The term “trans-classical” has been created to describe the music of Swarmius, and it does in fact serve up a singular multicultural, multi-genre musical mix-up, heavy on classical, jazz, rock and electronics and performed by the monster musicians the concept requires. His Cutting Room set focused on new material from the forthcoming album Swarmius III—Trans-Classical, and like preceding Swarmius recordings, is surprisingly accessible, with Joe’s conducting (without a baton) while programming from an Apple laptop onstage with his instrumentalists: You can actually follow the development of his complicated compositions easily just by watching the emotional drama and intensity in his hands and face as he conducts, said compositions including, at the Cutting Room, Trans-Classical‘s “instant gratification single” “EeOoEe,” which has just been released digitally ahead of the album.
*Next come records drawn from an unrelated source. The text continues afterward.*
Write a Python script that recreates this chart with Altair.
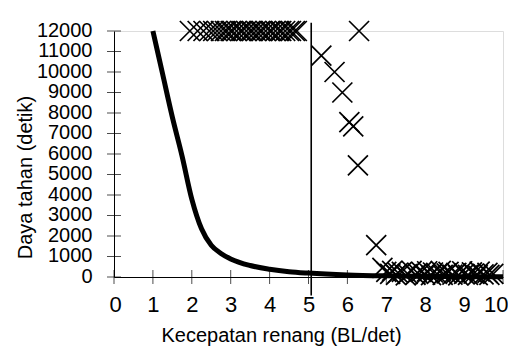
import altair as alt
import pandas as pd

# Fitted curve
curve_x = [1.0, 1.25, 1.5, 1.75, 2.0, 2.25, 2.5, 2.75, 3.0, 3.5, 4.0, 4.5, 5.0, 6.0, 7.0, 8.0, 9.0, 10.0]
curve_y = [12000, 9900, 7800, 5900, 3800, 2350, 1550, 1150, 880, 560, 380, 260, 190, 100, 55, 30, 18, 10]

# Observations: capped at 12000
top_x = [1.95, 2.15, 2.3, 2.45, 2.55, 2.65, 2.75, 2.85, 2.9, 3.0, 3.05, 3.15, 3.25, 3.3, 3.4,
         3.5, 3.55, 3.65, 3.75, 3.8, 3.9, 4.0, 4.05, 4.15, 4.25, 4.3, 4.4, 4.5, 4.55, 4.65, 4.7]
top_y = [12000] * len(top_x)

# Observations: intermediate
mid_x = [5.33, 5.67, 5.87, 6.05, 6.15, 6.27, 6.3, 6.74]
mid_y = [10800, 10000, 9000, 7550, 7350, 5450, 12000, 1550]

# Observations: near zero
bot_x = [6.9, 7.0, 7.1, 7.15, 7.25, 7.3, 7.4, 7.5, 7.55, 7.65, 7.75, 7.8, 7.9, 8.0, 8.05, 8.15, 8.2, 8.3,
         8.4, 8.45, 8.55, 8.6, 8.7, 8.8, 8.85, 8.95, 9.0, 9.1, 9.2, 9.25, 9.35, 9.4, 9.5, 9.6, 9.65, 9.75]
bot_y = [450, 250, 150, 300, 100, 200, 250, 80, 150, 300, 100, 200, 250, 120, 280, 90, 220, 150,
         300, 100, 180, 250, 120, 200, 80, 280, 150, 100, 230, 170, 90, 260, 130, 200, 100, 150]

# Threshold line
thr_x = [5.07]
thr_y = [12400]
thr_y2 = [-900]

x_ticks = list(range(0, 11))
y_ticks = list(range(0, 12001, 1000))

FONT = "Liberation Sans"

curve_df = pd.DataFrame({"x": curve_x, "y": curve_y})
pts_df = pd.DataFrame({"x": top_x + mid_x + bot_x, "y": top_y + mid_y + bot_y})
thr_df = pd.DataFrame({"x": thr_x, "y": thr_y, "y2": thr_y2})
xt_df = pd.DataFrame({"x": x_ticks, "y": [0] * len(x_ticks)})
yt_df = pd.DataFrame({"x": [0] * len(y_ticks), "y": y_ticks})

xscale = alt.Scale(domain=[0, 10], nice=False, zero=False)
yscale = alt.Scale(domain=[0, 12000], nice=False, zero=False)

xaxis = alt.Axis(values=x_ticks, format="d", ticks=False, tickSize=0, grid=False,
                 labelFont=FONT, labelFontSize=22, labelPadding=17, labelColor="black",
                 labelFlush=True, labelFlushOffset=5, labelOverlap=False,
                 domainColor="black", domainWidth=1,
                 titleFont=FONT, titleFontSize=20, titleFontWeight="normal", titleColor="black",
                 titleX=167, titleY=48, titleAnchor="middle")
yaxis = alt.Axis(values=y_ticks, format="d", ticks=False, tickSize=0, grid=False,
                 labelFont=FONT, labelFontSize=20, labelPadding=22, labelColor="black",
                 labelFlush=False, labelOverlap=False, labelOffset=-1,
                 domainColor="black", domainWidth=1,
                 titleFont=FONT, titleFontSize=20, titleFontWeight="normal", titleColor="black",
                 titleX=-79, titleY=146, titleAnchor="middle")

X = alt.X("x:Q", scale=xscale, axis=xaxis, title="Kecepatan renang (BL/det)")
Y = alt.Y("y:Q", scale=yscale, axis=yaxis, title="Daya tahan (detik)")

curve = alt.Chart(curve_df).mark_line(color="black", strokeWidth=5, interpolate="monotone").encode(x=X, y=Y)

cross_path = "M-1,-1L1,1M1,-1L-1,1"
pts = alt.Chart(pts_df).mark_point(shape=cross_path, size=400, filled=False, stroke="black",
                                   strokeWidth=1.7, opacity=1).encode(x=X, y=Y)

thr = alt.Chart(thr_df).mark_rule(color="black", strokeWidth=1.6).encode(x=X, y=Y, y2="y2:Q")

xt = alt.Chart(xt_df).mark_tick(orient="vertical", size=14, thickness=1, color="black").encode(x=X, y=Y)
yt = alt.Chart(yt_df).mark_tick(orient="horizontal", size=14, thickness=1, color="black").encode(x=X, y=Y)

chart = alt.layer(xt, yt, pts, curve, thr).properties(
    width=389, height=246,
    autosize=alt.AutoSizeParams(type="none"),
    padding={"left": 106, "top": 23, "right": 5, "bottom": 70},
).configure_view(stroke=None).configure(background="white")

chart.save("out.html", embed_options={"renderer": "svg", "actions": False})
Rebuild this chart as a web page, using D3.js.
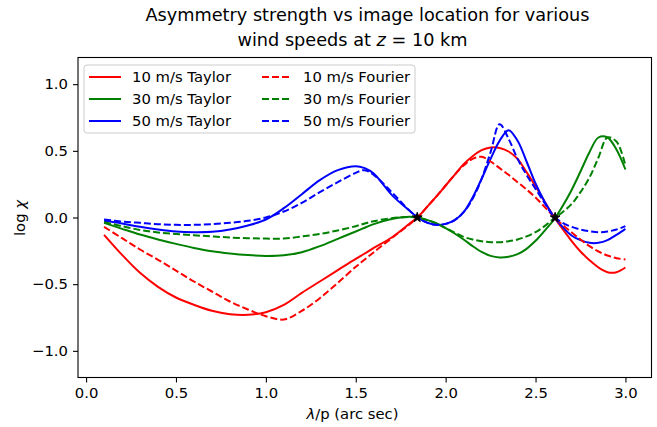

That’s right, I still call him Joe, because he was just Joe Waters back at James Madison Memorial High School in Madison, Wisconsin, Class of 1970, albeit a musical whiz kid even then, when his band was Spindlebean—a loose aggregate of musicians, and friends (and at least one stoner) who sang along to Joe’s Zappa-like lyrics and melodies. So it was extraordinary indeed to be sitting next to Joe at the Cutting Room, 46 years later, listening to longtime Zappa band veterans vocalist/guitarist Ike Willis and keyboardist Don Preston, now 84, play the music of Frank Zappa.
“The first Zappa album that really caught my attention was Uncle Meat,” said Joe afterward, referring to the 1969 double album. “This I listened to obsessively with my friends while we were experimenting with marijuana and psychedelics in high school, and it became a central playlist of our little community. But my all-time favorite was We’re Only in It for the Money [1968]. I found the album cover and the title shocking, and was incredulous that it could be lampooning the gods of popular music–the Beatles–jabbing and belittling their generation-defining album Sgt. Pepper’s Lonely Hearts Club Band, which had already achieved iconic status.”
He continued: “The first time I heard We’re Only in It for the Money I was tripping on acid, and the ‘through-composed’ album structure, where one song seamlessly merged into the next, and where text and composition, social commentary, acoustic instruments and electronics all swirled around together and through each other, was a deep aesthetic revelation.”
Joe recalled attending his first Zappa concert sometime around the release of his classic 1969 Hot Rats album.